● Aim: Extract word for word the lines of the listing from its start to the line holding "1e-4, 1e-3, 5e-3]", both ends kept; pictures are not part of the copy.

● Data segment:
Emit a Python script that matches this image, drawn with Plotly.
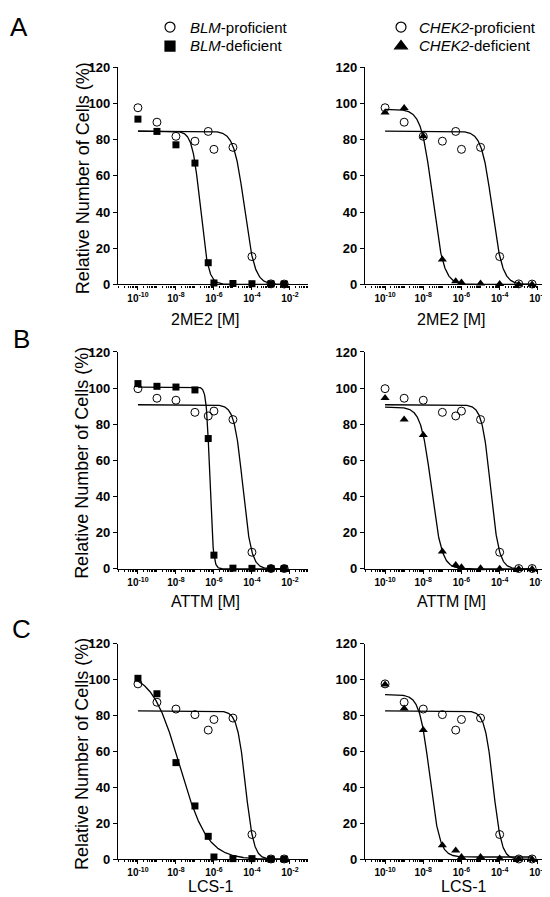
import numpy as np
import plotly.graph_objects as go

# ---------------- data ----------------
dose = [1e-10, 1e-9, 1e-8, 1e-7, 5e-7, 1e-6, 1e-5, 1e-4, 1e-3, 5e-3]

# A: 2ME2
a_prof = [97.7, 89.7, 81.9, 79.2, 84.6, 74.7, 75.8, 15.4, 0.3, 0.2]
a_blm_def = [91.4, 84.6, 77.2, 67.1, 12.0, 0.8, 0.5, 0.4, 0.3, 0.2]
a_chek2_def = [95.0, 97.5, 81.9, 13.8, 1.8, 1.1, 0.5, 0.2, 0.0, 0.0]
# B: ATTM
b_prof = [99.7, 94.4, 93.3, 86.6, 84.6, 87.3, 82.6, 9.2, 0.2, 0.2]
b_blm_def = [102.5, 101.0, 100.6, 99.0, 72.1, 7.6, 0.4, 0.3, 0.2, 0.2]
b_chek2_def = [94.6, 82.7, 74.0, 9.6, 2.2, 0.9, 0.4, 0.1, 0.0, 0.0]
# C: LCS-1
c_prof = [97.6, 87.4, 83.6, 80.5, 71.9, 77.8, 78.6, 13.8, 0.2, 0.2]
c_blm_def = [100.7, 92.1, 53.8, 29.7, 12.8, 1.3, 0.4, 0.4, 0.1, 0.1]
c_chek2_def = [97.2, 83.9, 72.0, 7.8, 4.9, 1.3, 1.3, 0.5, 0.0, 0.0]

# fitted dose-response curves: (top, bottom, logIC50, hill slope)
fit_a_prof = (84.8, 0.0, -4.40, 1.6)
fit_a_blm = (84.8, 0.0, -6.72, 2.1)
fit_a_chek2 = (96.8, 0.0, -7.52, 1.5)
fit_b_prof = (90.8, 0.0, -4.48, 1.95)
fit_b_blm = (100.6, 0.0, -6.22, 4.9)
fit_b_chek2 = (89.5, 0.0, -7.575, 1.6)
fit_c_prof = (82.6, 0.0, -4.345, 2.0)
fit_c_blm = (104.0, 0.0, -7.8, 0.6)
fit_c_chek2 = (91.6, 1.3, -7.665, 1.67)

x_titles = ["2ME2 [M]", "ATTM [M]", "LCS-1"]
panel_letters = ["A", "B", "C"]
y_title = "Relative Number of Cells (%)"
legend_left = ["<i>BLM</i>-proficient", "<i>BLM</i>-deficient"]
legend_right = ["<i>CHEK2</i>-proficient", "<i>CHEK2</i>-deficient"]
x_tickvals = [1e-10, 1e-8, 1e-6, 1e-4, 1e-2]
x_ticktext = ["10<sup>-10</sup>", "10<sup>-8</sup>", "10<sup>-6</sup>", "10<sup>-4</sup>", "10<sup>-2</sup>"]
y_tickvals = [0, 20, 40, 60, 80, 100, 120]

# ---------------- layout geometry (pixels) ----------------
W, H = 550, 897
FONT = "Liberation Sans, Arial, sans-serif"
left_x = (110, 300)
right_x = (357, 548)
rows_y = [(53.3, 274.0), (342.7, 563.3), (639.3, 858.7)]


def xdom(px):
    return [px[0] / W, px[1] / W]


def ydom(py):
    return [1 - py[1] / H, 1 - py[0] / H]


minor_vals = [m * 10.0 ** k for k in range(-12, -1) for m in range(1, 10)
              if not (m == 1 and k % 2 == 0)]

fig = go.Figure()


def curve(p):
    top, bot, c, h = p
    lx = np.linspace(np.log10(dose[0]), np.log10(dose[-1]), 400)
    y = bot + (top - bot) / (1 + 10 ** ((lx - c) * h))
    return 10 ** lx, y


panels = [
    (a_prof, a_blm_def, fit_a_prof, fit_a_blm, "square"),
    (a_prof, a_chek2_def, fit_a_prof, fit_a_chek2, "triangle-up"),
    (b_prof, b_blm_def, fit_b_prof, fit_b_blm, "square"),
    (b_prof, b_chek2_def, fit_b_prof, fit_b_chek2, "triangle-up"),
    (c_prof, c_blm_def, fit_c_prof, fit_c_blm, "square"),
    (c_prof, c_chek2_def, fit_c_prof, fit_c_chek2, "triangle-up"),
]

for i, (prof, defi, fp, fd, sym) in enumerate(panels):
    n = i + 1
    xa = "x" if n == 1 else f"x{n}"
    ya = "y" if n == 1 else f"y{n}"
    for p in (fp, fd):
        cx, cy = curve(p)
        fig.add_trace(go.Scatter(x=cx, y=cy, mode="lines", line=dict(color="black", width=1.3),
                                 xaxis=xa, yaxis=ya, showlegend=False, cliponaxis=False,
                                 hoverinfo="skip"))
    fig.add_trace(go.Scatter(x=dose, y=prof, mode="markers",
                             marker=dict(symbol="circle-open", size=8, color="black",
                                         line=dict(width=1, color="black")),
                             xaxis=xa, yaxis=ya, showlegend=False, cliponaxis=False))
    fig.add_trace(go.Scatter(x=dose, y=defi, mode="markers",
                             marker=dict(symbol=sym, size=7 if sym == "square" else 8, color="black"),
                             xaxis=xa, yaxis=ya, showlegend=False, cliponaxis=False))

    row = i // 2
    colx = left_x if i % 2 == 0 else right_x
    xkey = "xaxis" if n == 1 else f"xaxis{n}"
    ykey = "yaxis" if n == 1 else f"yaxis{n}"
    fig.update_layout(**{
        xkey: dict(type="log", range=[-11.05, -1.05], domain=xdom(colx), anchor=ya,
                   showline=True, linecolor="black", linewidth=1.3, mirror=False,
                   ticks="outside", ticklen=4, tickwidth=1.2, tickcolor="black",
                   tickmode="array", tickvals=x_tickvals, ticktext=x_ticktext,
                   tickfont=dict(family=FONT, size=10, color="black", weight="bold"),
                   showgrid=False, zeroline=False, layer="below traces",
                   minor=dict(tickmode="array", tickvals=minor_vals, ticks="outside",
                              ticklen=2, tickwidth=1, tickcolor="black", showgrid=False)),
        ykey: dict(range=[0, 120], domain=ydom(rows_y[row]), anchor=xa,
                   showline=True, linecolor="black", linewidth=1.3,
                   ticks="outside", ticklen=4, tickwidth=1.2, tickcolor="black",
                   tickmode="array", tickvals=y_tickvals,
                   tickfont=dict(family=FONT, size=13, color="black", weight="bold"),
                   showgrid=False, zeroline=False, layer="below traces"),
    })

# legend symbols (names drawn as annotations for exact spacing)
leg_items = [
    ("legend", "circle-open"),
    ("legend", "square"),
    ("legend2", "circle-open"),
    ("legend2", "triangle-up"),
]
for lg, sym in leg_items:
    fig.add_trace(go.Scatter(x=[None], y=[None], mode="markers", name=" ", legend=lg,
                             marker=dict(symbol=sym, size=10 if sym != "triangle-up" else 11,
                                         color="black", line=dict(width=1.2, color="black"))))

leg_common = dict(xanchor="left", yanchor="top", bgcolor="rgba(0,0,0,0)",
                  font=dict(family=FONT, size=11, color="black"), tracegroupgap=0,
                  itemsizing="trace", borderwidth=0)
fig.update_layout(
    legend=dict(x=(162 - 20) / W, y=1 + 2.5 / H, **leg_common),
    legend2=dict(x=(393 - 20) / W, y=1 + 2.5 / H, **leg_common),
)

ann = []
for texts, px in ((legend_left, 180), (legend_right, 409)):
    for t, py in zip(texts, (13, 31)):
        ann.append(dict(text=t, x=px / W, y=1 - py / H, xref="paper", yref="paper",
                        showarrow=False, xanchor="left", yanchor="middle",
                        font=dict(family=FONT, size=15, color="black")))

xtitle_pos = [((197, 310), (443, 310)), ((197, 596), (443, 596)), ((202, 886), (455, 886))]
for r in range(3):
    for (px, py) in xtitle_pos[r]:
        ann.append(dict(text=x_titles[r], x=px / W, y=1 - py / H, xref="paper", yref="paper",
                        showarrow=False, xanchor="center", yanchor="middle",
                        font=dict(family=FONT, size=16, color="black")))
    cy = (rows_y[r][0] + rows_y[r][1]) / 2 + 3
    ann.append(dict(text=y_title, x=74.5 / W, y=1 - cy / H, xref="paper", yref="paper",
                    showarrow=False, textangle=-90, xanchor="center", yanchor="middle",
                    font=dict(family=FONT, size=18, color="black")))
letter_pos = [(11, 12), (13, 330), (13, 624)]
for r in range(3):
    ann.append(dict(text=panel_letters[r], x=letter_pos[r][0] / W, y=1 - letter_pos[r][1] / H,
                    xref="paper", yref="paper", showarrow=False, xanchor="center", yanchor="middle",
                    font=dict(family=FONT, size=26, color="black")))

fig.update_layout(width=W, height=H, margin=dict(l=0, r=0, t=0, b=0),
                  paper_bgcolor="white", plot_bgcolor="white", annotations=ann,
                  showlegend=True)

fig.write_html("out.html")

● Output of the exercise:
Emit a Python script that matches this image, drawn with Plotly.
import numpy as np
import plotly.graph_objects as go

# ---------------- data ----------------
dose = [1e-10, 1e-9, 1e-8, 1e-7, 5e-7, 1e-6, 1e-5, 1e-4, 1e-3, 5e-3]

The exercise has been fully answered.